__Your instructions__:
Skip all pictures, then copy the lines from the start of the data through the line with "edgecolor=ec, linewidth=1.3, zorder=4)", keeping both ends.

[start Available records]

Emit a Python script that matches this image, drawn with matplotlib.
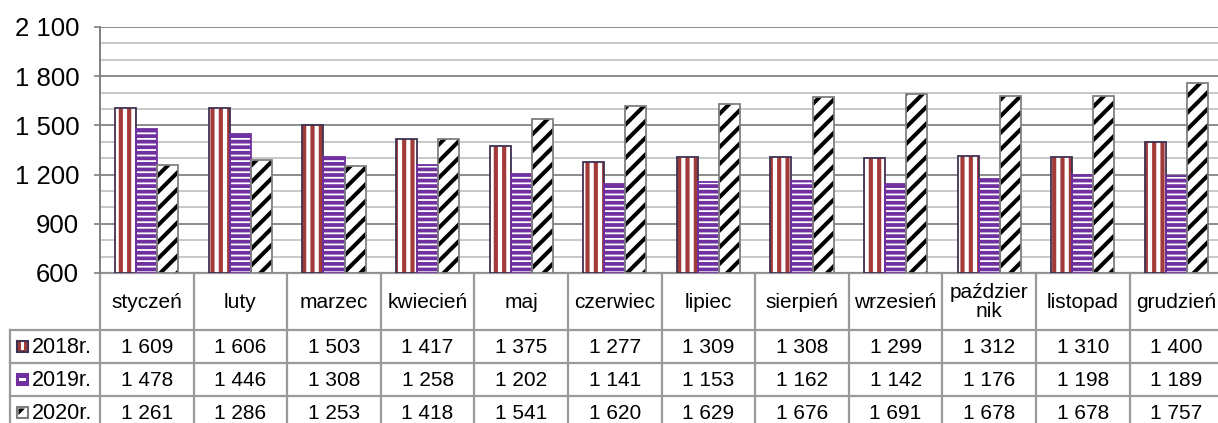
import matplotlib
matplotlib.use("Agg")
from matplotlib import pyplot as plt
from matplotlib.patches import Rectangle, Polygon
import numpy as np

plt.rcParams["font.family"] = ["Liberation Sans", "DejaVu Sans"]

months = ["styczeń", "luty", "marzec", "kwiecień", "maj", "czerwiec", "lipiec",
          "sierpień", "wrzesień", "paździer\nnik", "listopad", "grudzień"]
years = ["2018r.", "2019r.", "2020r."]
v2018 = [1609, 1606, 1503, 1417, 1375, 1277, 1309, 1308, 1299, 1312, 1310, 1400]
v2019 = [1478, 1446, 1308, 1258, 1202, 1141, 1153, 1162, 1142, 1176, 1198, 1189]
v2020 = [1261, 1286, 1253, 1418, 1541, 1620, 1629, 1676, 1691, 1678, 1678, 1757]
yticks = [600, 900, 1200, 1500, 1800, 2100]

# styl serii: hatch, kolor kreskowania, kolor obramowania, grubosc kreskowania
styles = [("||", "#a33a3a", "#3f3151", 3.0),
          ("---", "#7030a0", "#7030a0", 2.7),
          ("//", "black", "#7f7f7f", 2.9)]
series = [v2018, v2019, v2020]

W, H = 1218, 423
fig = plt.figure(figsize=(W / 100, H / 100), dpi=100)

# os tabeli w pikselach
tab = fig.add_axes([0, 0, 1, 1], zorder=0)
tab.set_xlim(0, W)
tab.set_ylim(H, 0)
tab.axis("off")

x0, ax_top, ax_bot = 100, 27, 273
colw = 93.6
ax = fig.add_axes([x0 / W, (H - ax_bot) / H, 12 * colw / W, (ax_bot - ax_top) / H], zorder=1)
ax.set_facecolor("none")

x = np.arange(len(months))
bw = 0.225
for k, (vals, (hatch, hc, ec, hlw)) in enumerate(zip(series, styles)):
    with plt.rc_context({"hatch.linewidth": hlw}):
        ax.bar(x + (k - 1) * bw, np.array(vals) - 600, bw, bottom=600, color="white",
               edgecolor=hc, linewidth=0, hatch=hatch, zorder=3)
    ax.bar(x + (k - 1) * bw, np.array(vals) - 600, bw, bottom=600, fill=False,
           edgecolor=ec, linewidth=1.3, zorder=4)

ax.set_xlim(-0.5, 11.5)
ax.set_ylim(600, 2100)
ax.set_yticks(yticks)
ax.set_yticklabels([f"{v:,}".replace(",", " ") for v in yticks], fontsize=18.5)
ax.set_yticks(np.arange(600, 2101, 100), minor=True)
ax.set_xticks([])
ax.tick_params(axis="y", which="major", length=4, width=1.2, color="#808080", pad=11)
ax.tick_params(axis="y", which="minor", length=0)
ax.grid(axis="y", which="minor", color="#c8c8c8", linewidth=1.4, zorder=0)
ax.grid(axis="y", which="major", color="#8c8c8c", linewidth=1.4, zorder=0)
for s in ["top", "right", "bottom"]:
    ax.spines[s].set_visible(False)
ax.spines["left"].set_color("#808080")
ax.spines["left"].set_linewidth(1.4)

# tabela
lc = "#9a9a9a"
rows_y = [273, 330, 363, 396, 429]
xr = x0 + 12 * colw
tab.plot([x0, xr], [273, 273], color=lc, lw=1.6)
for y in rows_y[1:]:
    tab.plot([10, xr], [y, y], color=lc, lw=1.6)
tab.plot([10, 10], [330, H], color=lc, lw=1.6)
for i in range(13):
    tab.plot([x0 + i * colw] * 2, [273, H], color=lc, lw=1.6)

for i, m in enumerate(months):
    tab.text(x0 + (i + 0.5) * colw, 302, m, ha="center", va="center",
             fontsize=15, linespacing=1.05)

# klucze legendy
def key(r, yc):
    kx, ky, s = 17, yc - 5.5, 11
    if r == 0:
        tab.add_patch(Rectangle((kx, ky), s, s, facecolor="#a33a3a", edgecolor="#3f3151", lw=1.5))
        tab.add_patch(Rectangle((kx + 4, ky + 1.5), 3, s - 3, facecolor="white", lw=0))
    elif r == 1:
        tab.add_patch(Rectangle((kx, ky), s, s, facecolor="#7030a0", edgecolor="#7030a0", lw=1.5))
        tab.add_patch(Rectangle((kx + 2, ky + 4), s - 4, 3, facecolor="white", lw=0))
    else:
        tab.add_patch(Rectangle((kx, ky), s, s, facecolor="white", edgecolor="#7f7f7f", lw=1.5))
        tab.add_patch(Polygon([(kx + 1.5, ky + 1.5), (kx + 8, ky + 1.5), (kx + 1.5, ky + 8)],
                              facecolor="black", lw=0))

for r, (yr, vals) in enumerate(zip(years, series)):
    yc = (rows_y[r + 1] + rows_y[r + 2]) / 2
    key(r, yc)
    tab.text(32, yc + 1, yr, ha="left", va="center", fontsize=15.5)
    for i, v in enumerate(vals):
        tab.text(x0 + (i + 0.5) * colw, yc + 1, f"{v:,}".replace(",", " "),
                 ha="center", va="center", fontsize=15)

plt.savefig("out.png", dpi=100)
plt.close()
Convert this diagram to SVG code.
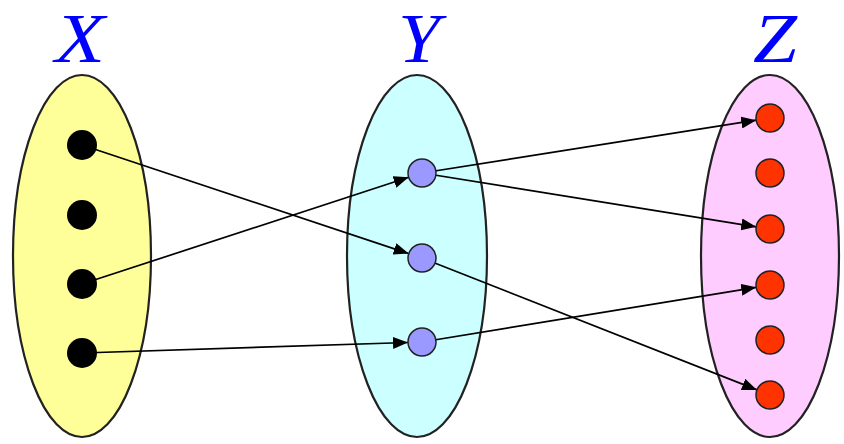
<svg xmlns="http://www.w3.org/2000/svg" width="844" height="444" viewBox="0 0 844 444">
<style>
.set{stroke:#222;stroke-width:2.2}
.lbl{font-family:"Liberation Serif","DejaVu Serif",serif;font-style:italic;font-size:70px;fill:#0000ff;text-anchor:middle}
.xd{fill:#000}
.yd{fill:#9999ff;stroke:#222;stroke-width:1.5}
.zd{fill:#ff3300;stroke:#222;stroke-width:1.5}
.edge{stroke:#000;stroke-width:1.7;fill:none;marker-end:url(#ah)}
</style>
<defs>
<marker id="ah" viewBox="0 0 15 12" refX="15" refY="6" markerWidth="15" markerHeight="12" markerUnits="userSpaceOnUse" orient="auto">
<path d="M0,0 L15,6 L0,12 z" fill="#000"/>
</marker>
</defs>
<rect width="844" height="444" fill="#fff"/>
<g id="setX">
<text class="lbl" x="80" y="62" textLength="50" lengthAdjust="spacingAndGlyphs">X</text>
<ellipse class="set" cx="82" cy="256" rx="69" ry="181" fill="#ffff99"/>
</g>
<g id="setY">
<text class="lbl" x="419" y="62" textLength="42" lengthAdjust="spacingAndGlyphs">Y</text>
<ellipse class="set" cx="417" cy="256" rx="70" ry="181" fill="#ccffff"/>
</g>
<g id="setZ">
<text class="lbl" x="775" y="62" textLength="44" lengthAdjust="spacingAndGlyphs">Z</text>
<ellipse class="set" cx="770" cy="256" rx="69" ry="181" fill="#ffccff"/>
</g>
<g id="connectors">
<line class="edge" x1="82" y1="145" x2="408.7" y2="253.6"/>
<line class="edge" x1="82" y1="284" x2="408.7" y2="177.3"/>
<line class="edge" x1="82" y1="353" x2="408" y2="342.5"/>
<line class="edge" x1="422" y1="173" x2="756.2" y2="120.2"/>
<line class="edge" x1="422" y1="173" x2="756.2" y2="226.8"/>
<line class="edge" x1="422" y1="258" x2="757" y2="389.9"/>
<line class="edge" x1="422" y1="342" x2="756.2" y2="287.3"/>
</g>
<g id="x1"><circle class="xd" cx="82" cy="145" r="15"/></g>
<g id="x2"><circle class="xd" cx="82" cy="215" r="15"/></g>
<g id="x3"><circle class="xd" cx="82" cy="284" r="15"/></g>
<g id="x4"><circle class="xd" cx="82" cy="353" r="15"/></g>
<g id="y1"><circle class="yd" cx="422" cy="173" r="14"/></g>
<g id="y2"><circle class="yd" cx="422" cy="258" r="14"/></g>
<g id="y3"><circle class="yd" cx="422" cy="342" r="14"/></g>
<g id="z1"><circle class="zd" cx="770" cy="118" r="14"/></g>
<g id="z2"><circle class="zd" cx="770" cy="173" r="14"/></g>
<g id="z3"><circle class="zd" cx="770" cy="229" r="14"/></g>
<g id="z4"><circle class="zd" cx="770" cy="285" r="14"/></g>
<g id="z5"><circle class="zd" cx="770" cy="340" r="14"/></g>
<g id="z6"><circle class="zd" cx="770" cy="395" r="14"/></g>
</svg>
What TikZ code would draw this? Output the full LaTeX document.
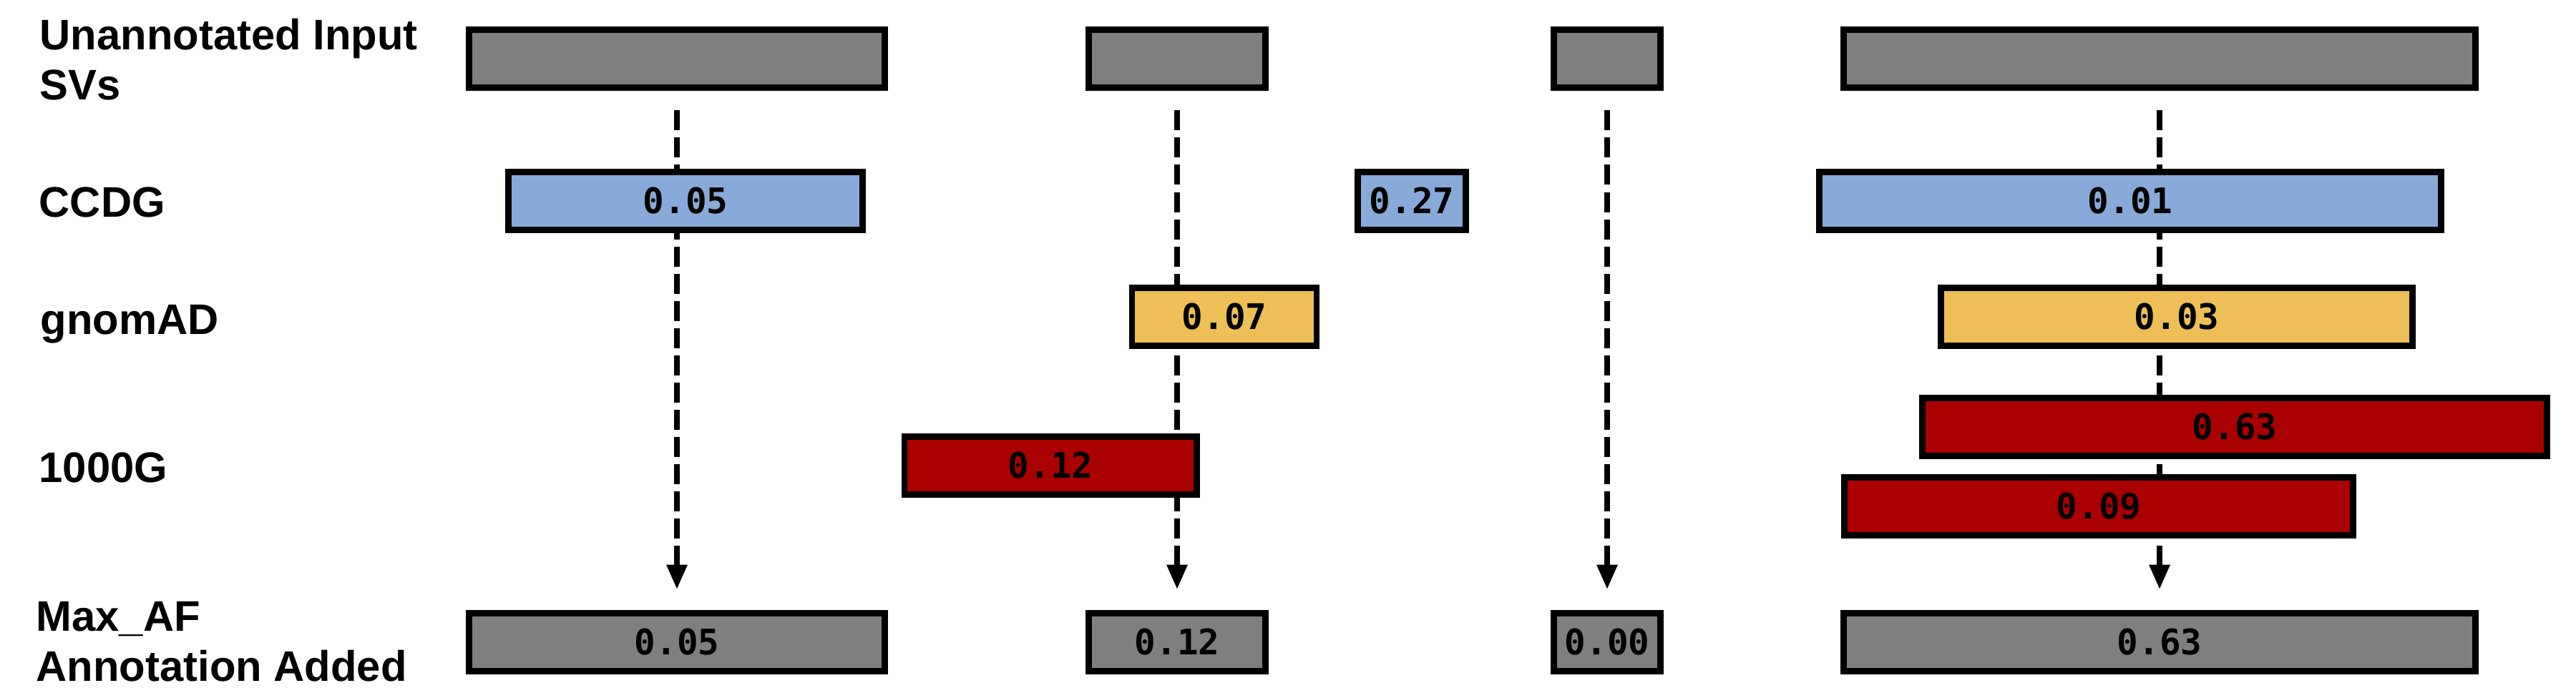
\documentclass[tikz,border=0pt]{standalone}
\usepackage{fontspec}
\usepackage{tikz}
\usetikzlibrary{arrows.meta, backgrounds}
\setmainfont{Liberation Sans}
\newfontfamily\afmono{DejaVu Sans Mono}
\definecolor{svgrey}{HTML}{7F7F7F}
\definecolor{ccdgblue}{HTML}{88AAD8}
\definecolor{gnomadgold}{HTML}{EDBF56}
\definecolor{kgred}{HTML}{AA0000}

\begin{document}
\begin{tikzpicture}[x=0.01cm, y=-0.01cm,
    svbox/.style={draw=black, line width=2.5pt, minimum height=0.81cm, inner sep=0pt,
      font=\afmono\bfseries\fontsize{14}{16}\selectfont},
    rowlabel/.style={inner sep=0pt, align=left, font=\bfseries\fontsize{17}{19.9}\selectfont},
    flowarrow/.style={line width=2.5pt, dash pattern=on 0.28cm off 0.1cm,
      -{Triangle[length=0.35cm, width=0.27cm]}}]
    \useasboundingbox (0,0) rectangle (3600,976);
    % Row labels
    \node[rowlabel, anchor=north west] (lblin) at (55,25) {Unannotated Input\\SVs};
    \node[rowlabel, anchor=base west] (lblccdg) at (54,304) {CCDG};
    \node[rowlabel, anchor=base west] (lblgnomad) at (56,467) {gnomAD};
    \node[rowlabel, anchor=base west] (lblkg) at (54,674) {1000G};
    \node[rowlabel, anchor=north west] (lblout) at (50,841) {Max\_AF\\Annotation Added};
    % Unannotated input SVs
    \node[svbox, fill=svgrey, minimum width=5.81cm] (inA) at (946,82) {};
    \node[svbox, fill=svgrey, minimum width=2.47cm] (inB) at (1645,82) {};
    \node[svbox, fill=svgrey, minimum width=1.49cm] (inC) at (2246,82) {};
    \node[svbox, fill=svgrey, minimum width=8.82cm] (inD) at (3018,82) {};
    % CCDG
    \node[svbox, fill=ccdgblue, minimum width=4.95cm] (ccdgA) at (958,281) {0.05};
    \node[svbox, fill=ccdgblue, minimum width=1.51cm] (ccdgC) at (1973,281) {0.27};
    \node[svbox, fill=ccdgblue, minimum width=8.68cm] (ccdgD) at (2977,281) {0.01};
    % gnomAD
    \node[svbox, fill=gnomadgold, minimum width=2.58cm] (gnomB) at (1711,443) {0.07};
    \node[svbox, fill=gnomadgold, minimum width=6.58cm] (gnomD) at (3042,443) {0.03};
    % 1000G
    \node[svbox, fill=kgred, minimum width=4.08cm] (kgB) at (1468,651) {0.12};
    \node[svbox, fill=kgred, minimum width=8.73cm] (kgDa) at (3123,597) {0.63};
    \node[svbox, fill=kgred, minimum width=7.11cm] (kgDb) at (2933,708) {0.09};
    % Max_AF annotation added
    \node[svbox, fill=svgrey, minimum width=5.81cm] (outA) at (946,898) {0.05};
    \node[svbox, fill=svgrey, minimum width=2.47cm] (outB) at (1645,898) {0.12};
    \node[svbox, fill=svgrey, minimum width=1.49cm] (outC) at (2246,898) {0.00};
    \node[svbox, fill=svgrey, minimum width=8.82cm] (outD) at (3018,898) {0.63};
    % Arrows behind the boxes
    \begin{scope}[on background layer]
      \foreach \col in {A,B,C,D}
        \draw[flowarrow] ([yshift=-0.275cm]in\col.south) -- ([yshift=0.285cm]out\col.north);
    \end{scope}
\end{tikzpicture}
\end{document}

[end Available records]

__The completed task__:
Emit a Python script that matches this image, drawn with matplotlib.
import matplotlib
matplotlib.use("Agg")
from matplotlib import pyplot as plt
from matplotlib.patches import Rectangle, Polygon
import numpy as np

plt.rcParams["font.family"] = ["Liberation Sans", "DejaVu Sans"]

months = ["styczeń", "luty", "marzec", "kwiecień", "maj", "czerwiec", "lipiec",
          "sierpień", "wrzesień", "paździer\nnik", "listopad", "grudzień"]
years = ["2018r.", "2019r.", "2020r."]
v2018 = [1609, 1606, 1503, 1417, 1375, 1277, 1309, 1308, 1299, 1312, 1310, 1400]
v2019 = [1478, 1446, 1308, 1258, 1202, 1141, 1153, 1162, 1142, 1176, 1198, 1189]
v2020 = [1261, 1286, 1253, 1418, 1541, 1620, 1629, 1676, 1691, 1678, 1678, 1757]
yticks = [600, 900, 1200, 1500, 1800, 2100]

# styl serii: hatch, kolor kreskowania, kolor obramowania, grubosc kreskowania
styles = [("||", "#a33a3a", "#3f3151", 3.0),
          ("---", "#7030a0", "#7030a0", 2.7),
          ("//", "black", "#7f7f7f", 2.9)]
series = [v2018, v2019, v2020]

W, H = 1218, 423
fig = plt.figure(figsize=(W / 100, H / 100), dpi=100)

# os tabeli w pikselach
tab = fig.add_axes([0, 0, 1, 1], zorder=0)
tab.set_xlim(0, W)
tab.set_ylim(H, 0)
tab.axis("off")

x0, ax_top, ax_bot = 100, 27, 273
colw = 93.6
ax = fig.add_axes([x0 / W, (H - ax_bot) / H, 12 * colw / W, (ax_bot - ax_top) / H], zorder=1)
ax.set_facecolor("none")

x = np.arange(len(months))
bw = 0.225
for k, (vals, (hatch, hc, ec, hlw)) in enumerate(zip(series, styles)):
    with plt.rc_context({"hatch.linewidth": hlw}):
        ax.bar(x + (k - 1) * bw, np.array(vals) - 600, bw, bottom=600, color="white",
               edgecolor=hc, linewidth=0, hatch=hatch, zorder=3)
    ax.bar(x + (k - 1) * bw, np.array(vals) - 600, bw, bottom=600, fill=False,
           edgecolor=ec, linewidth=1.3, zorder=4)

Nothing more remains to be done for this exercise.